The Provincial Court of Madrid must rule on a judgment sentencing Bankinter to pay nearly EUR 10 million for mis-selling preference shares and structured products.
For the first time, the Supreme Court has endorsed the use of class action claims to sue for damages suffered by the acquisition of financial products, stating that the approach is suitable “for judicial economy and the avoidance of contradictory rulings.” Furthermore, as the most important ruling on this matter since the Civil Procedure Law was passed in 2000, its scope can be extended to include all types of class actions, like those pertaining to Volkswagen, for example.
The Supreme Court judgment reverses the decision of the Provincial Court of Madrid which, in late 2010, ruled inadmissible the joinder of 89 Bankinter clients aggrieved by the sale of structured products and preference shares (from Lehman Brothers and Icelandic banks), requiring that each file an individual suit. The High Court now demands that the Provincial Court rule again, this time based on the merits of the case.
Initially, the claims of those affected – advised by the firms Zunzunegui and JAUSAS – had been upheld by the Madrid Court of First Instance No. 87 which, for the first time in March 2010, condemned a bank for failure to provide information pertaining to the sale of preference shares and structured products, and sentenced Bankinter to return nearly EUR 10 million.
In its decision, the Supreme Court stated: “There is no justifiable reason why these cases should be processed separately, which would entail for each the repeated examination of the same defendants, the same witnesses, and the same experts on the same facts, with increasing costs for the parties.”
“Joint processing also mitigates the risk that the claims, in which the factual basis with implications in the proceedings are substantially common, give way to rulings that resolve the issue differently,” the judges added. Attorneys Fernando Zunzunegui (from Zunzunegui Abogados) and Jordi Ruiz de Villa (from JAUSAS), who represent the plaintiffs, insist that the use of class action was warranted by the fact that Bankinter followed the same pattern of misinformation and failure to disclose the issuer’s credit risk to all clients, despite the fact that the nature of the products varied (preference shares vs. structured bonds).
“It’s obvious that the accumulation of claims into a single suit yields nothing but benefits: those affected pay for a single defence (lawyers, experts, prosecutors, fees), with the subsequent reduction in the cost of the process and access to small claims court,” says JAUSAS partner, Jordi Ruiz de Villa.
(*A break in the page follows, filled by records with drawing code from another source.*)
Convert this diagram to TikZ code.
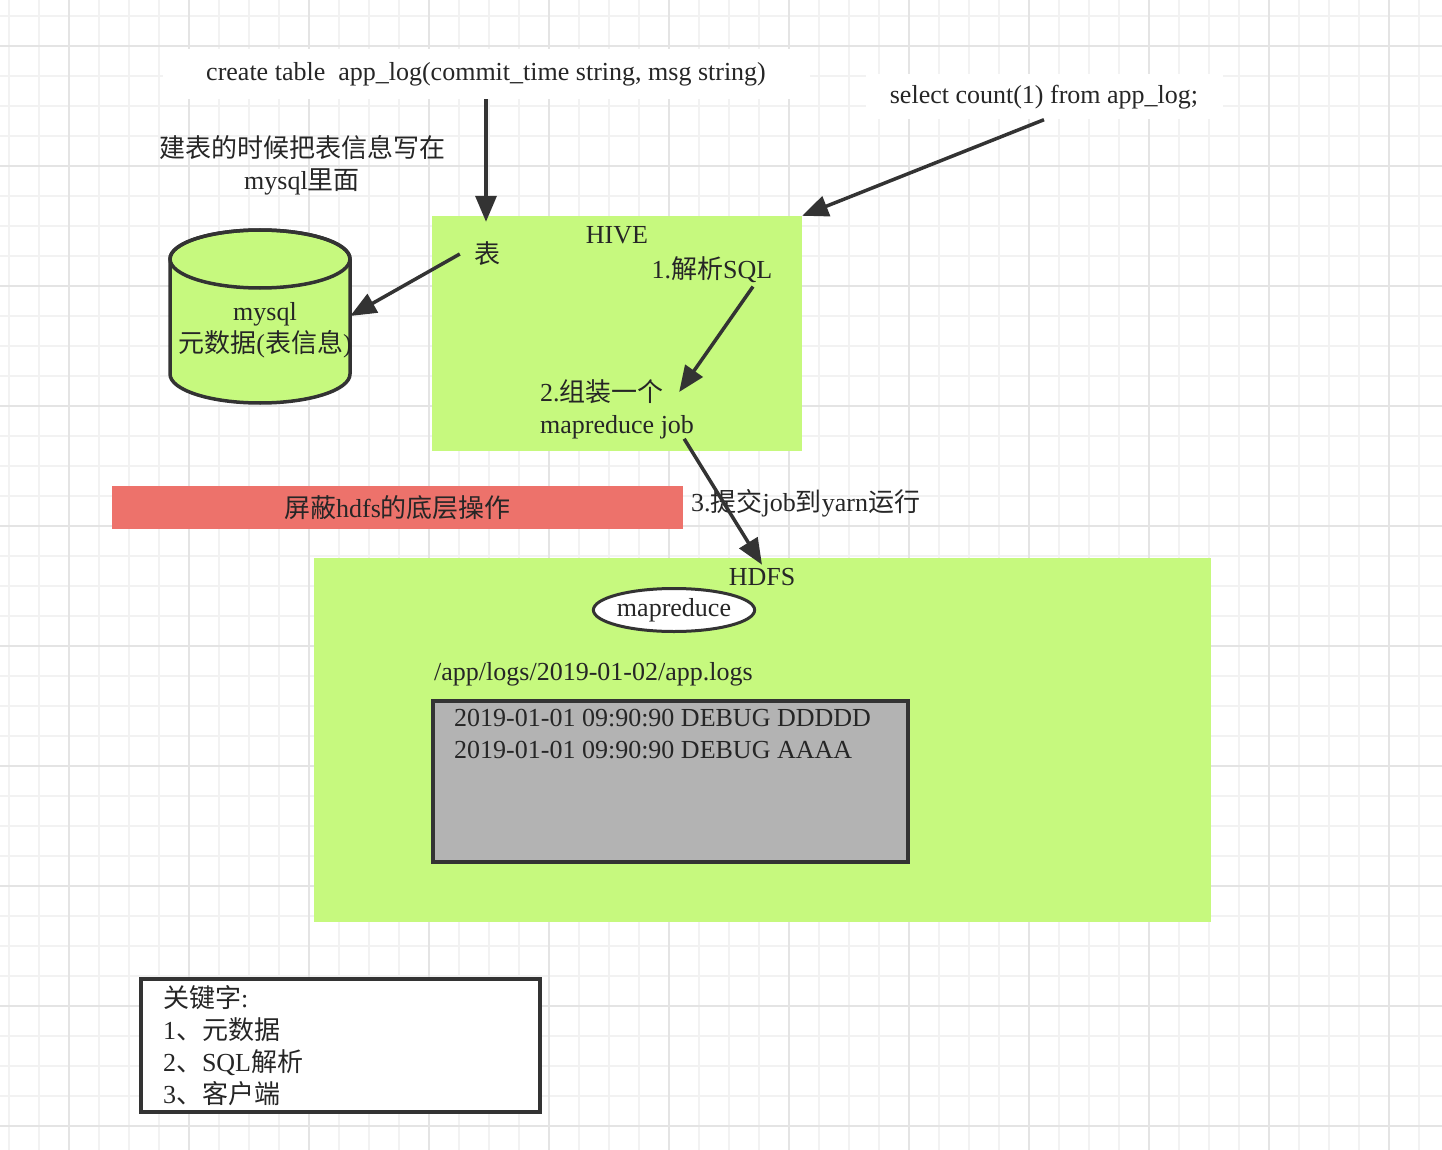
\documentclass[tikz,border=0pt]{standalone}
\usepackage{fontspec}
\setmainfont{Liberation Serif}
\newfontfamily\cjk{Noto Sans CJK SC}
\usetikzlibrary{arrows.meta,shapes.geometric}
\definecolor{hivegreen}{RGB}{198,249,126}
\definecolor{maskred}{RGB}{237,114,107}
\definecolor{loggray}{RGB}{179,179,179}
\definecolor{inkgray}{RGB}{51,51,51}
\definecolor{txtgray}{RGB}{38,38,38}
\definecolor{gridminor}{RGB}{242,242,242}
\definecolor{gridmajor}{RGB}{228,228,228}
\newcommand\zh[1]{{\cjk #1}}

\begin{document}
\begin{tikzpicture}[
	x = 1pt, y = -1pt,
	every node/.style = {font = \fontsize{26}{32}\selectfont, text = txtgray},
	flow/.style = {-{Triangle[length=26pt,width=21pt]}, line width=3.5pt, draw=inkgray},
	zone/.style = {rectangle, fill=hivegreen, inner sep=0pt},
	whitebg/.style = {rectangle, fill=white, inner sep=0pt},
	boxed/.style = {rectangle, draw=inkgray, line width=3.5pt}
	]

	\fill[white] (0,0) rectangle (1442,1150);
	\useasboundingbox (0,0) rectangle (1442,1150);
	\foreach \gx in {9,39,...,1439} \draw[gridminor, line width=1.5pt] (\gx,0) -- (\gx,1150);
	\foreach \gy in {16,46,...,1146} \draw[gridminor, line width=1.5pt] (0,\gy) -- (1442,\gy);
	\foreach \gx in {69,189,...,1389} \draw[gridmajor, line width=1.5pt] (\gx,0) -- (\gx,1150);
	\foreach \gy in {46,166,...,1126} \draw[gridmajor, line width=1.5pt] (0,\gy) -- (1442,\gy);

	\node[whitebg, minimum width=647pt, minimum height=50pt] (createtxt) at (486,74) {create table\ \ app\_log(commit\_time string, msg string)};
	\node[whitebg, minimum width=357pt, minimum height=45pt] (selecttxt) at (1044,97) {select count(1) from app\_log;};
	\node[align=center] (note) at (302,165) {\zh{建表的时候把表信息写在}\\mysql\zh{里面}};

	\draw[fill=hivegreen, draw=inkgray, line width=3.5pt] (170,259) -- (170,374) arc[start angle=180, end angle=360, x radius=90pt, y radius=29pt] -- (350,259) arc[start angle=0, end angle=180, x radius=90pt, y radius=29pt] -- cycle;
	\draw[draw=inkgray, line width=3.5pt] (260,259) ellipse[x radius=90pt, y radius=29pt];
	\node[minimum width=180pt, minimum height=174pt, inner sep=0pt] (db) at (260,316) {};
	\node[align=center] (dbtxt) at (265,330) {mysql\\\zh{元数据}(\zh{表信息})};

	\node[zone, minimum width=370pt, minimum height=235pt] (hive) at (617,333.5) {};
	\node (hivetitle) at (617,235) {HIVE};
	\node[inner xsep=14pt] (tbl) at (487,254) {\zh{表}};
	\node (parse) at (712,270) {1.\zh{解析}SQL};
	\node[align=left, anchor=north west, inner sep=0pt] (build) at (540,379) {2.\zh{组装一个}\\mapreduce job};

	\node[rectangle, fill=maskred, minimum width=571pt, minimum height=43pt] (mask) at (397.5,507.5) {\zh{屏蔽}hdfs\zh{的底层操作}};
	\node[anchor=west, inner sep=0pt] (submit) at (691,503) {3.\zh{提交}job\zh{到}yarn\zh{运行}};

	\node[zone, minimum width=897pt, minimum height=364pt] (hdfs) at (762.5,740) {};
	\node (hdfstitle) at (762,577) {HDFS};
	\node[ellipse, draw=inkgray, line width=3pt, fill=white, minimum width=159pt, minimum height=43pt, inner sep=0pt] (mr) at (674,610) {mapreduce};
	\node[anchor=west, inner sep=0pt] (logpath) at (434,674) {/app/logs/2019-01-02/app.logs};
	\node[boxed, fill=loggray, minimum width=475pt, minimum height=161pt] (logbox) at (670.5,781.5) {};
	\node[anchor=north west, align=left, inner sep=0pt] (loglines) at (454,709) {2019-01-01 09:90:90 DEBUG DDDDD\\2019-01-01 09:90:90 DEBUG AAAA};

	\node[boxed, fill=white, minimum width=399pt, minimum height=133pt, text width=355pt, inner xsep=22pt, align=left] (keys) at (340.5,1045.5) {\zh{关键字}:\\1\zh{、元数据}\\2\zh{、}SQL\zh{解析}\\3\zh{、客户端}};

	\draw[flow] (createtxt.south) -- ([yshift=-6pt]createtxt.south |- hive.north);
	\draw[flow] (selecttxt.south) -- (hive.north east);
	\draw[flow] (tbl.west) -- (db.east);
	\draw[flow] ([xshift=41pt]parse.south) -- ([shift={(-15pt,-13pt)}]build.north east);
	\draw[flow] ([xshift=-10pt]build.south east) -- (hdfstitle.north);

\end{tikzpicture}
\end{document}
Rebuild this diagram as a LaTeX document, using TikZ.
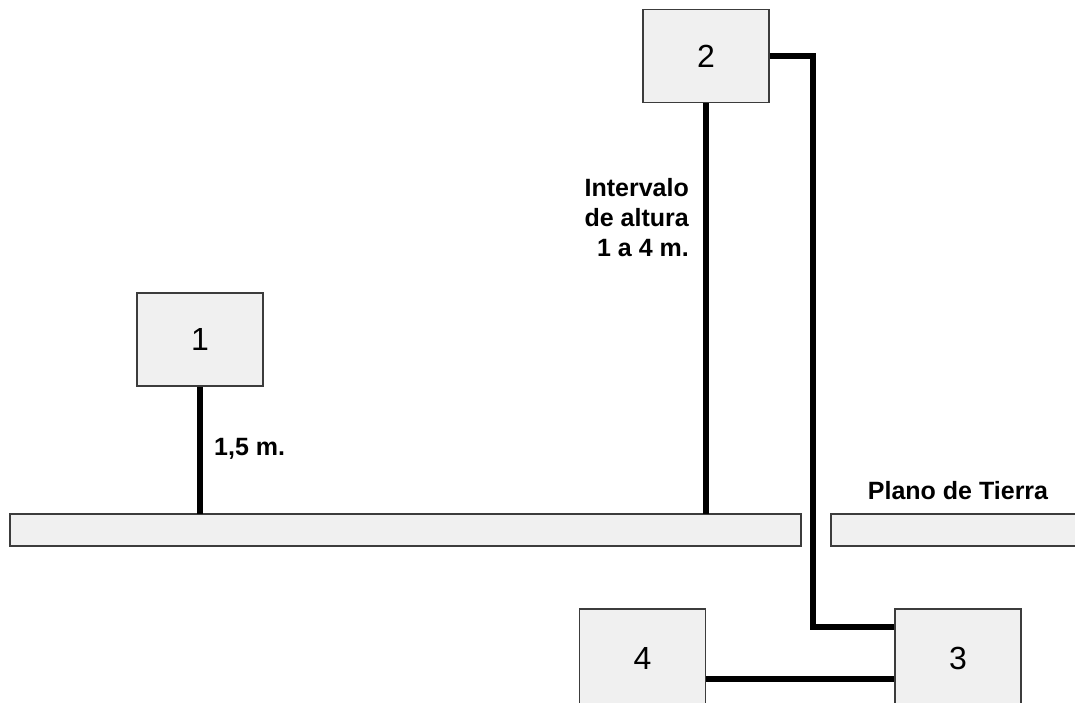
\documentclass[tikz,border=0pt]{standalone}
\usepackage{fontspec}
\setmainfont{Liberation Sans}
\usepackage{tikz}
\usetikzlibrary{calc}
\definecolor{boxfill}{HTML}{F0F0F0}
\definecolor{boxline}{HTML}{3C3C3C}
\tikzset{device/.style = {shape=rectangle,draw=boxline,line width=1.5pt,fill=boxfill,
    minimum width=126pt,minimum height=93pt,inner sep=0pt,font=\fontsize{32}{36}\selectfont}}
\tikzset{ground/.style = {draw=boxline,line width=1.5pt,fill=boxfill}}
\tikzset{cable/.style = {line width=5.5pt}}
\tikzset{label/.style = {font=\fontsize{25}{30}\selectfont\bfseries,inner sep=0pt}}

\begin{document}
\begin{tikzpicture}[x=1pt,y=-1pt]
            \clip (0,0) rectangle (1075,702);

            % Ground planes
            \draw[ground] (10,514) rectangle (801,546);
            \draw[ground] (831,514) rectangle (1095,546);
            \coordinate (gnd) at (0,514);

            % Devices
            \node[device] (one) at (200,339.5) {1};
            \node[device] (two) at (706,56) {2};
            \node[device,minimum height=98pt] (three) at (958,658) {3};
            \node[device,minimum height=98pt] (four) at (642.5,658) {4};

            % Labels
            \node[label,anchor=west] (h1) at (214,449) {1,5 m.};
            \node[label,anchor=east,align=right] (h2) at (689,218) {Intervalo\\de altura\\1 a 4 m.};
            \node[label] (plane) at (958,491) {Plano de Tierra};

            % Cables
            % masts
            \draw[cable] (one.south) -- (one.south |- gnd);
            \draw[cable] (two.south) -- (two.south |- gnd);

            % 2 to 3
            \coordinate (drop) at (813,56);
            \draw[cable] (two.east) -- (drop) |- ([yshift=31pt]three.west);

            % 4 to 3
            \draw[cable] ([yshift=-21pt]four.east) -- ([yshift=-21pt]three.west);

        \end{tikzpicture}
\end{document}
The litigation expert also notes that, with the introduction of class actions, “the Justice Administration avoids a multitude of identical cases, which means cost savings and the ability to demonstrate ‘mass’ conduct which would otherwise be impossible to prove.” As Fernando Zunzunegui observes, “[With this decision,] the Supreme Court declares that the strategy of accumulating injured parties adopted at the beginning of the process, in 2009, is valid and beneficial to all parties. It will also affect many other lawsuits regarding financial products that are currently underway. In addition, the High Court recently ruled on the structured bonds and preference shares sold by Bankinter, among others, so we have no doubt that the Court will confirm the First Instance verdict very soon.”